__Task requirements__
Skip every image and restate the data word for word.

__Input material__
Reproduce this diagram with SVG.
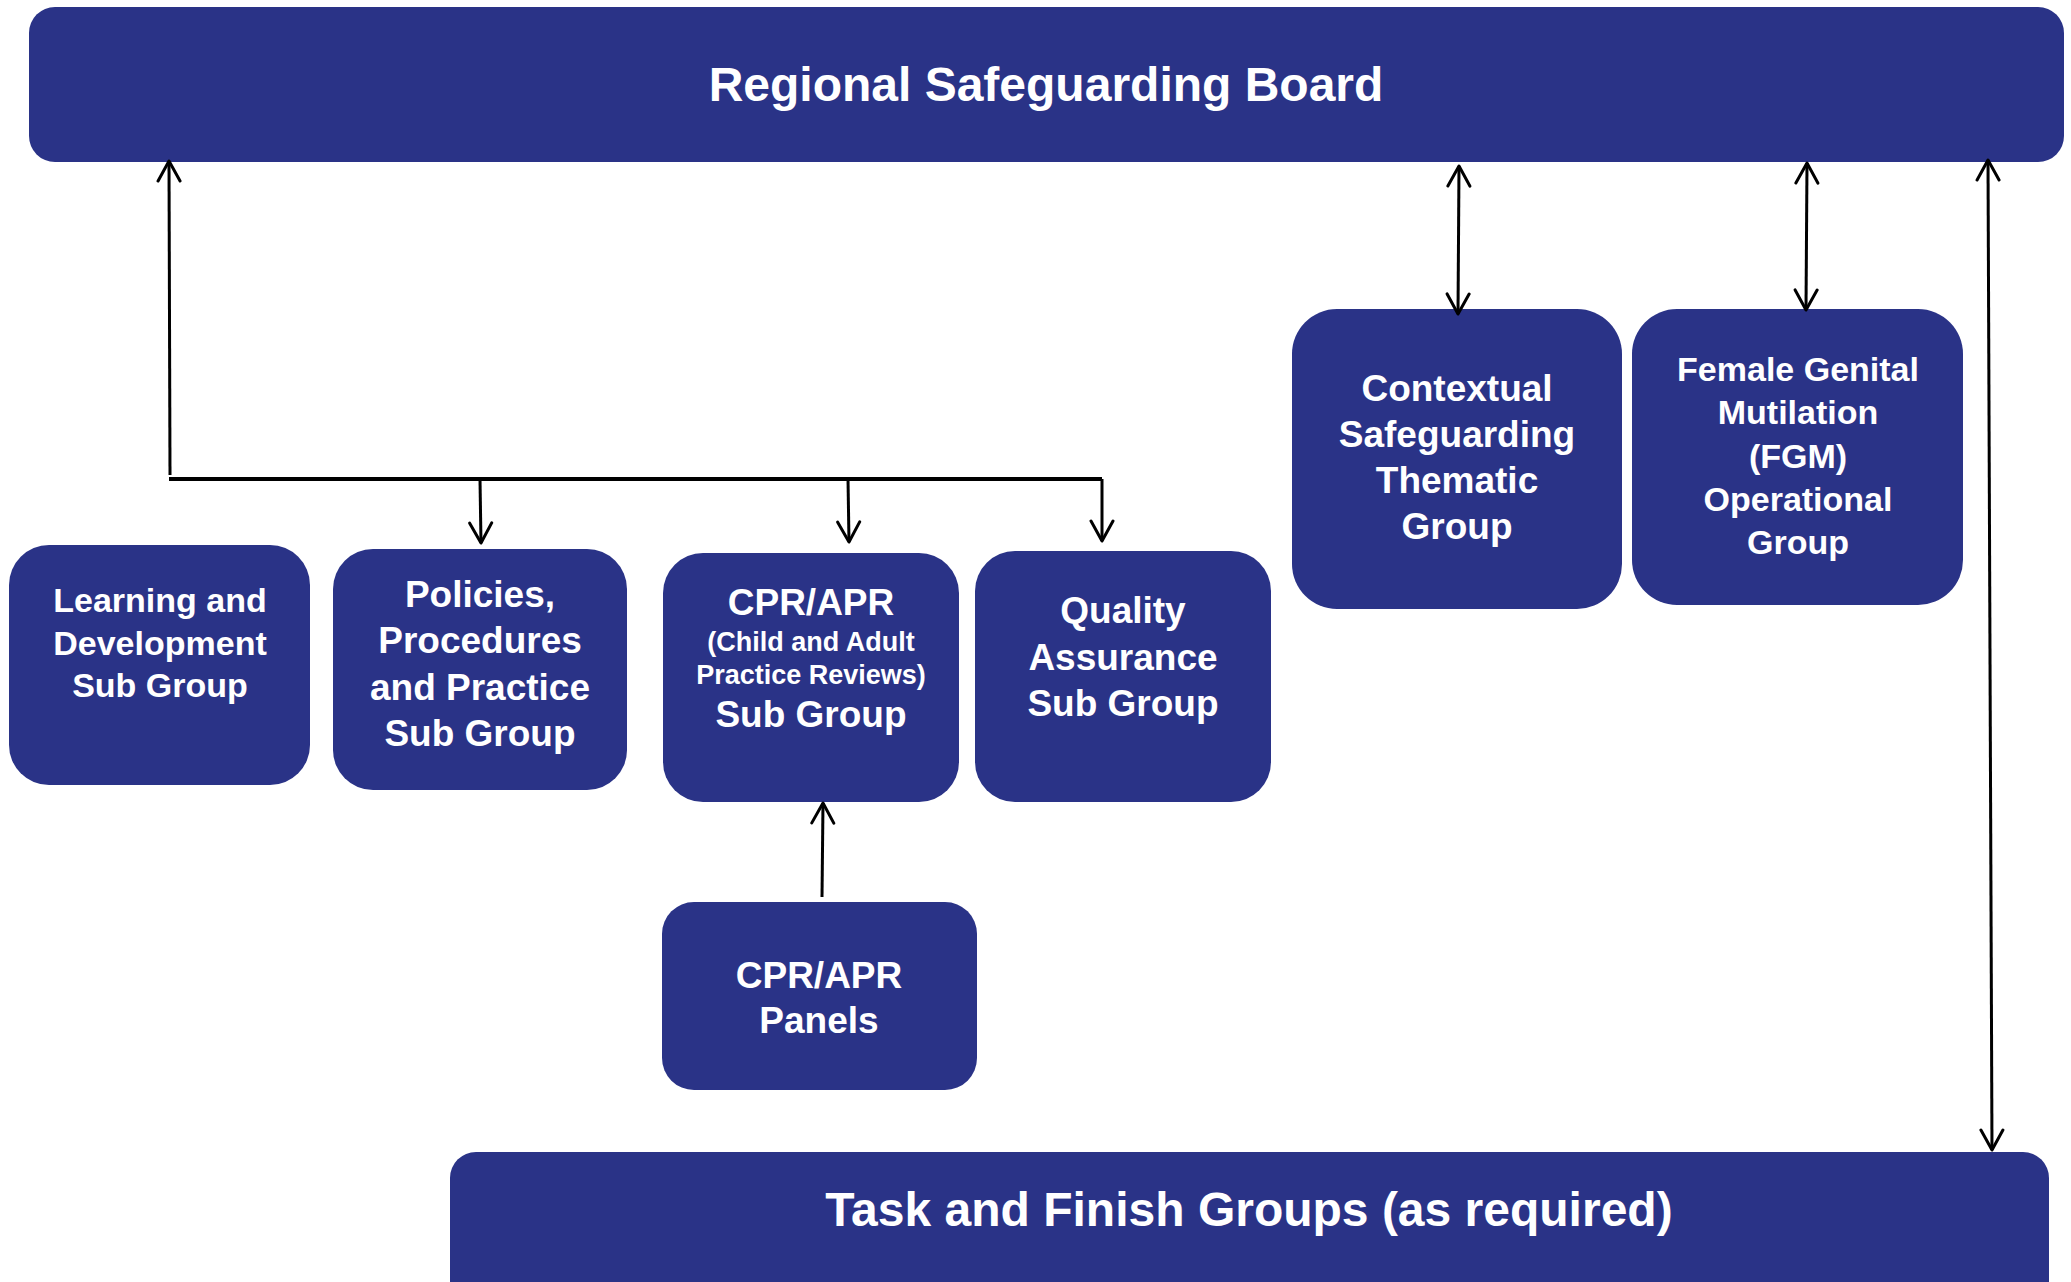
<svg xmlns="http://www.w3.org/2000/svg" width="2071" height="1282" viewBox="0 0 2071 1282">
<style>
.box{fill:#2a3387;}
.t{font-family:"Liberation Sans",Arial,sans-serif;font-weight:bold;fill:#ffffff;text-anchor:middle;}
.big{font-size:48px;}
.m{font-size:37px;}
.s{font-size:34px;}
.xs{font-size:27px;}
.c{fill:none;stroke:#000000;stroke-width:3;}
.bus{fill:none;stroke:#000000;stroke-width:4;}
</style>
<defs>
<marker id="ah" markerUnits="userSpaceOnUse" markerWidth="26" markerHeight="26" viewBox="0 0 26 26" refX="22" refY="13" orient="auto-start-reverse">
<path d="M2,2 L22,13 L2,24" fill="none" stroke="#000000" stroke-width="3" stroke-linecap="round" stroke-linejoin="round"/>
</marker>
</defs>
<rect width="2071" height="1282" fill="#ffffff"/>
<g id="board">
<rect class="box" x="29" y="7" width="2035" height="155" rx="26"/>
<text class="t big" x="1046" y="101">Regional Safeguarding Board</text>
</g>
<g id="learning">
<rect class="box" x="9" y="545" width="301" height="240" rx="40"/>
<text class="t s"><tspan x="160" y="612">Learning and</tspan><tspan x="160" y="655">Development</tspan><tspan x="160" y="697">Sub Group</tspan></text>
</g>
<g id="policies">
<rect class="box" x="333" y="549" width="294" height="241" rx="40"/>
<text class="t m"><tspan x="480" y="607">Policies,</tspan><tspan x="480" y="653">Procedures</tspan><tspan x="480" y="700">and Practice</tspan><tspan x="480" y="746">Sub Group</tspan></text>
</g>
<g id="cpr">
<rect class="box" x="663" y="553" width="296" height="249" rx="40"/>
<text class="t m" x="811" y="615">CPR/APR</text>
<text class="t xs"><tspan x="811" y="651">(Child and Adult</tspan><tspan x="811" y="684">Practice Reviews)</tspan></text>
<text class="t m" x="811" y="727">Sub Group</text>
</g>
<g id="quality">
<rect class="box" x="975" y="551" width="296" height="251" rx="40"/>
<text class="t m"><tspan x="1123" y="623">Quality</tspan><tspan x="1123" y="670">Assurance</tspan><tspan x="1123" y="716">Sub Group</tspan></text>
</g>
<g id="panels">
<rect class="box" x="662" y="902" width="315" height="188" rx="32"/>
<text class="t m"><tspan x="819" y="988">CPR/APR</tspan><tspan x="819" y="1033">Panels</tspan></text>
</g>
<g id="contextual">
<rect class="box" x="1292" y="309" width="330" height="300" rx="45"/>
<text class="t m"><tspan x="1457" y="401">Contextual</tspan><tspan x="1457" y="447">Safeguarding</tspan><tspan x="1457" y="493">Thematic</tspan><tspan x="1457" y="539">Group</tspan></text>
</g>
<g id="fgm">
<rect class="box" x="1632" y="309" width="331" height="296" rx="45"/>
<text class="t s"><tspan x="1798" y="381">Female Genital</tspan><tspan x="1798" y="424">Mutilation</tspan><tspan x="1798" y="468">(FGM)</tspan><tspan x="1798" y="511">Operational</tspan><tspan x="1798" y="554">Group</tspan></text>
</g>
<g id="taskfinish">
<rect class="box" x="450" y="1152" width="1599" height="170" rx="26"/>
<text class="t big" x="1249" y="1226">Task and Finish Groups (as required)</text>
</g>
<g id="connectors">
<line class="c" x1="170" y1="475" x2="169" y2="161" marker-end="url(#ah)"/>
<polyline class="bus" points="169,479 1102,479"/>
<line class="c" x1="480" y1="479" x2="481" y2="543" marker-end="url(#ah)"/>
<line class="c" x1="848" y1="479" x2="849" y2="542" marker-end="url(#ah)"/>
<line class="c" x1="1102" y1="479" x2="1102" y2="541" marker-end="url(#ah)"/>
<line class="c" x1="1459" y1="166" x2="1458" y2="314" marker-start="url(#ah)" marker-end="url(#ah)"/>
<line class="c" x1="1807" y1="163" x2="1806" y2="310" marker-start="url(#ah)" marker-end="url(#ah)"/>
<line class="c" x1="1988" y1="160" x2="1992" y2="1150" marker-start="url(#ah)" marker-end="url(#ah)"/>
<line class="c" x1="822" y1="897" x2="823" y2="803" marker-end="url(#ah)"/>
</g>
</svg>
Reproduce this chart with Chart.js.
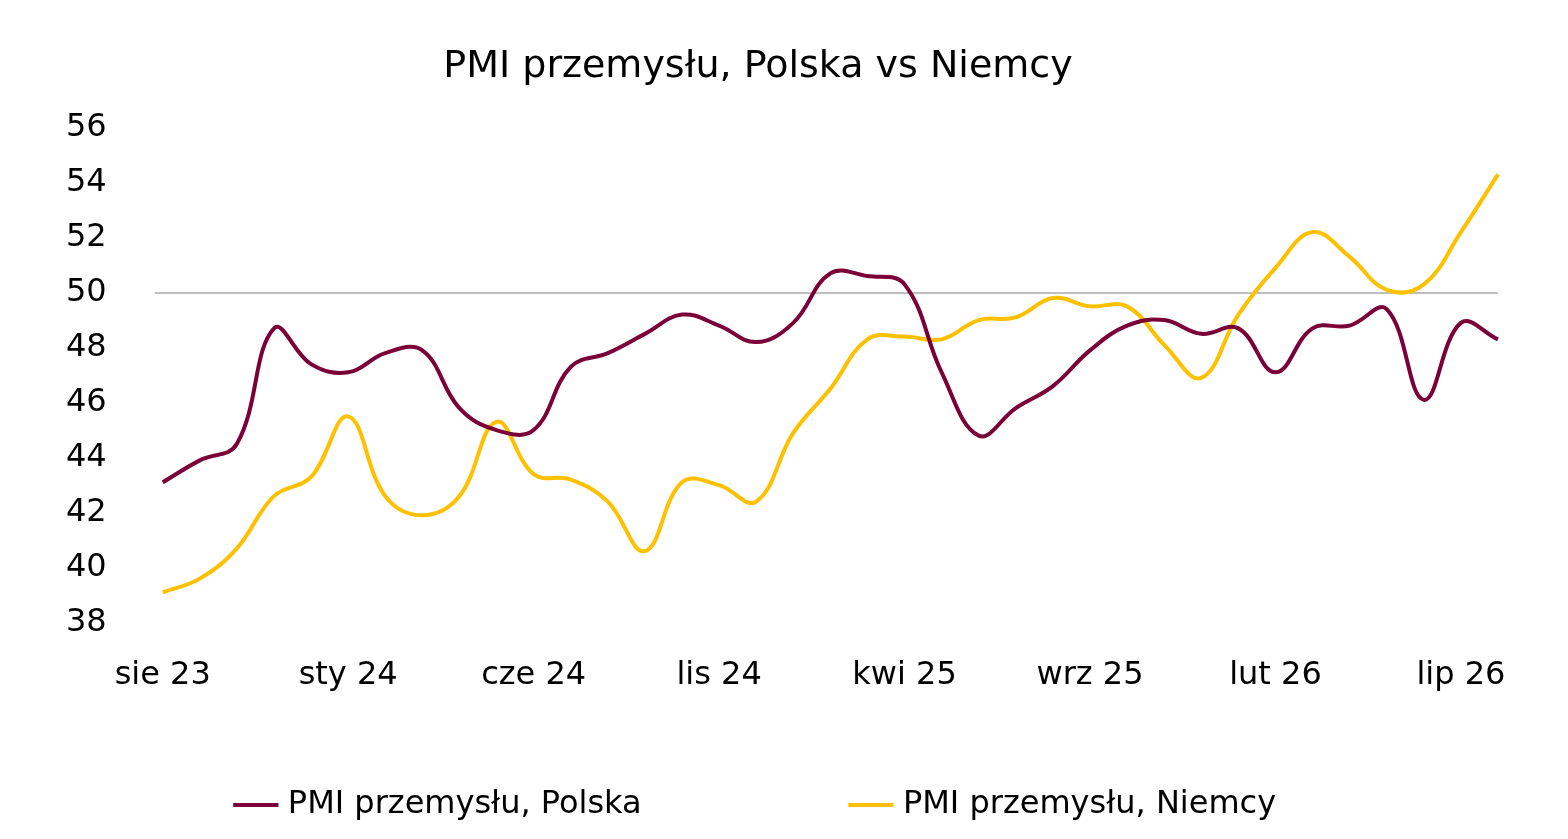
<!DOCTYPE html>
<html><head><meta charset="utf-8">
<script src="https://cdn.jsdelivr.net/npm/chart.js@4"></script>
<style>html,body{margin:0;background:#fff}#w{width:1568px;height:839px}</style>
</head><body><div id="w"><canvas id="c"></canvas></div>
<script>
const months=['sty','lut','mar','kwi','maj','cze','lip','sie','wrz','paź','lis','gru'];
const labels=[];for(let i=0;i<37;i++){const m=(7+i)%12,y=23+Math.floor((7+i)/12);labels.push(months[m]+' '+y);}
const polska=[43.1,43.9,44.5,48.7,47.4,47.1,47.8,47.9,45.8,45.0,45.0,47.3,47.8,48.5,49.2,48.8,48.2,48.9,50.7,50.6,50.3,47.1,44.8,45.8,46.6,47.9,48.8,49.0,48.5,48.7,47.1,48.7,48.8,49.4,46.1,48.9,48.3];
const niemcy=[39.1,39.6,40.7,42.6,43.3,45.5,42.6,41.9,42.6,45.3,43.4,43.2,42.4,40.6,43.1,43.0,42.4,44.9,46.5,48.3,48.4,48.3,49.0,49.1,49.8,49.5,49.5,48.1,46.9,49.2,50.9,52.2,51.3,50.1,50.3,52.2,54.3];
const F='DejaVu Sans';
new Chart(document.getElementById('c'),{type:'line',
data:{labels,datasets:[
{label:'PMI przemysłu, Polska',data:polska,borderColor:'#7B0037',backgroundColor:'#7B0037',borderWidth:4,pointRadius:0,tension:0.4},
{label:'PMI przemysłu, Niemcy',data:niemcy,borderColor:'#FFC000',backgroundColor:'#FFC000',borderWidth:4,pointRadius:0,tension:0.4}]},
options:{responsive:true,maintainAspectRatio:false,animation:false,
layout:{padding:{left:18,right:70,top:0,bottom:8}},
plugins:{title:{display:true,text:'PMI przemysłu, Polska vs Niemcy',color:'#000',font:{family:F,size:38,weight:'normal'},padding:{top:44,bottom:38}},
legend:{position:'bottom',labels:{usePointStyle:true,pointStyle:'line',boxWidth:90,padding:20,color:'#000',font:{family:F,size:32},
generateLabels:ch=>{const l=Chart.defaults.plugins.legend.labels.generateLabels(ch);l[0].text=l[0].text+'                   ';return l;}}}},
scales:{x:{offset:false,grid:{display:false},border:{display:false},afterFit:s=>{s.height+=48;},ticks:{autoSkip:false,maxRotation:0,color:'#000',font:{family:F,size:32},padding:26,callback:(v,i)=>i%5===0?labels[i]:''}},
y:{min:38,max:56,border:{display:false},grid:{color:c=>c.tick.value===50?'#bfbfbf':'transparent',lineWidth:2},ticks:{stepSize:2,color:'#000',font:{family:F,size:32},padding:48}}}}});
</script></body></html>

__Finished exercise__
Reproduce this diagram with SVG.
<svg xmlns="http://www.w3.org/2000/svg" width="2071" height="1282" viewBox="0 0 2071 1282">
<style>
.box{fill:#2a3387;}
.t{font-family:"Liberation Sans",Arial,sans-serif;font-weight:bold;fill:#ffffff;text-anchor:middle;}
.big{font-size:48px;}
.m{font-size:37px;}
.s{font-size:34px;}
.xs{font-size:27px;}
.c{fill:none;stroke:#000000;stroke-width:3;}
.bus{fill:none;stroke:#000000;stroke-width:4;}
</style>
<defs>
<marker id="ah" markerUnits="userSpaceOnUse" markerWidth="26" markerHeight="26" viewBox="0 0 26 26" refX="22" refY="13" orient="auto-start-reverse">
<path d="M2,2 L22,13 L2,24" fill="none" stroke="#000000" stroke-width="3" stroke-linecap="round" stroke-linejoin="round"/>
</marker>
</defs>
<rect width="2071" height="1282" fill="#ffffff"/>
<g id="board">
<rect class="box" x="29" y="7" width="2035" height="155" rx="26"/>
<text class="t big" x="1046" y="101">Regional Safeguarding Board</text>
</g>
<g id="learning">
<rect class="box" x="9" y="545" width="301" height="240" rx="40"/>
<text class="t s"><tspan x="160" y="612">Learning and</tspan><tspan x="160" y="655">Development</tspan><tspan x="160" y="697">Sub Group</tspan></text>
</g>
<g id="policies">
<rect class="box" x="333" y="549" width="294" height="241" rx="40"/>
<text class="t m"><tspan x="480" y="607">Policies,</tspan><tspan x="480" y="653">Procedures</tspan><tspan x="480" y="700">and Practice</tspan><tspan x="480" y="746">Sub Group</tspan></text>
</g>
<g id="cpr">
<rect class="box" x="663" y="553" width="296" height="249" rx="40"/>
<text class="t m" x="811" y="615">CPR/APR</text>
<text class="t xs"><tspan x="811" y="651">(Child and Adult</tspan><tspan x="811" y="684">Practice Reviews)</tspan></text>
<text class="t m" x="811" y="727">Sub Group</text>
</g>
<g id="quality">
<rect class="box" x="975" y="551" width="296" height="251" rx="40"/>
<text class="t m"><tspan x="1123" y="623">Quality</tspan><tspan x="1123" y="670">Assurance</tspan><tspan x="1123" y="716">Sub Group</tspan></text>
</g>
<g id="panels">
<rect class="box" x="662" y="902" width="315" height="188" rx="32"/>
<text class="t m"><tspan x="819" y="988">CPR/APR</tspan><tspan x="819" y="1033">Panels</tspan></text>
</g>
<g id="contextual">
<rect class="box" x="1292" y="309" width="330" height="300" rx="45"/>
<text class="t m"><tspan x="1457" y="401">Contextual</tspan><tspan x="1457" y="447">Safeguarding</tspan><tspan x="1457" y="493">Thematic</tspan><tspan x="1457" y="539">Group</tspan></text>
</g>
<g id="fgm">
<rect class="box" x="1632" y="309" width="331" height="296" rx="45"/>
<text class="t s"><tspan x="1798" y="381">Female Genital</tspan><tspan x="1798" y="424">Mutilation</tspan><tspan x="1798" y="468">(FGM)</tspan><tspan x="1798" y="511">Operational</tspan><tspan x="1798" y="554">Group</tspan></text>
</g>
<g id="taskfinish">
<rect class="box" x="450" y="1152" width="1599" height="170" rx="26"/>
<text class="t big" x="1249" y="1226">Task and Finish Groups (as required)</text>
</g>
<g id="connectors">
<line class="c" x1="170" y1="475" x2="169" y2="161" marker-end="url(#ah)"/>
<polyline class="bus" points="169,479 1102,479"/>
<line class="c" x1="480" y1="479" x2="481" y2="543" marker-end="url(#ah)"/>
<line class="c" x1="848" y1="479" x2="849" y2="542" marker-end="url(#ah)"/>
<line class="c" x1="1102" y1="479" x2="1102" y2="541" marker-end="url(#ah)"/>
<line class="c" x1="1459" y1="166" x2="1458" y2="314" marker-start="url(#ah)" marker-end="url(#ah)"/>
<line class="c" x1="1807" y1="163" x2="1806" y2="310" marker-start="url(#ah)" marker-end="url(#ah)"/>
<line class="c" x1="1988" y1="160" x2="1992" y2="1150" marker-start="url(#ah)" marker-end="url(#ah)"/>
<line class="c" x1="822" y1="897" x2="823" y2="803" marker-end="url(#ah)"/>
</g>
</svg>
Reproduce this chart with Chart.js.
<!DOCTYPE html>
<html><head><meta charset="utf-8">
<script src="https://cdn.jsdelivr.net/npm/chart.js@4"></script>
<style>html,body{margin:0;background:#fff}#w{width:1568px;height:839px}</style>
</head><body><div id="w"><canvas id="c"></canvas></div>
<script>
const months=['sty','lut','mar','kwi','maj','cze','lip','sie','wrz','paź','lis','gru'];
const labels=[];for(let i=0;i<37;i++){const m=(7+i)%12,y=23+Math.floor((7+i)/12);labels.push(months[m]+' '+y);}
const polska=[43.1,43.9,44.5,48.7,47.4,47.1,47.8,47.9,45.8,45.0,45.0,47.3,47.8,48.5,49.2,48.8,48.2,48.9,50.7,50.6,50.3,47.1,44.8,45.8,46.6,47.9,48.8,49.0,48.5,48.7,47.1,48.7,48.8,49.4,46.1,48.9,48.3];
const niemcy=[39.1,39.6,40.7,42.6,43.3,45.5,42.6,41.9,42.6,45.3,43.4,43.2,42.4,40.6,43.1,43.0,42.4,44.9,46.5,48.3,48.4,48.3,49.0,49.1,49.8,49.5,49.5,48.1,46.9,49.2,50.9,52.2,51.3,50.1,50.3,52.2,54.3];
const F='DejaVu Sans';
new Chart(document.getElementById('c'),{type:'line',
data:{labels,datasets:[
{label:'PMI przemysłu, Polska',data:polska,borderColor:'#7B0037',backgroundColor:'#7B0037',borderWidth:4,pointRadius:0,tension:0.4},
{label:'PMI przemysłu, Niemcy',data:niemcy,borderColor:'#FFC000',backgroundColor:'#FFC000',borderWidth:4,pointRadius:0,tension:0.4}]},
options:{responsive:true,maintainAspectRatio:false,animation:false,
layout:{padding:{left:18,right:70,top:0,bottom:8}},
plugins:{title:{display:true,text:'PMI przemysłu, Polska vs Niemcy',color:'#000',font:{family:F,size:38,weight:'normal'},padding:{top:44,bottom:38}},
legend:{position:'bottom',labels:{usePointStyle:true,pointStyle:'line',boxWidth:90,padding:20,color:'#000',font:{family:F,size:32},
generateLabels:ch=>{const l=Chart.defaults.plugins.legend.labels.generateLabels(ch);l[0].text=l[0].text+'                   ';return l;}}}},
scales:{x:{offset:false,grid:{display:false},border:{display:false},afterFit:s=>{s.height+=48;},ticks:{autoSkip:false,maxRotation:0,color:'#000',font:{family:F,size:32},padding:26,callback:(v,i)=>i%5===0?labels[i]:''}},
y:{min:38,max:56,border:{display:false},grid:{color:c=>c.tick.value===50?'#bfbfbf':'transparent',lineWidth:2},ticks:{stepSize:2,color:'#000',font:{family:F,size:32},padding:48}}}}});
</script></body></html>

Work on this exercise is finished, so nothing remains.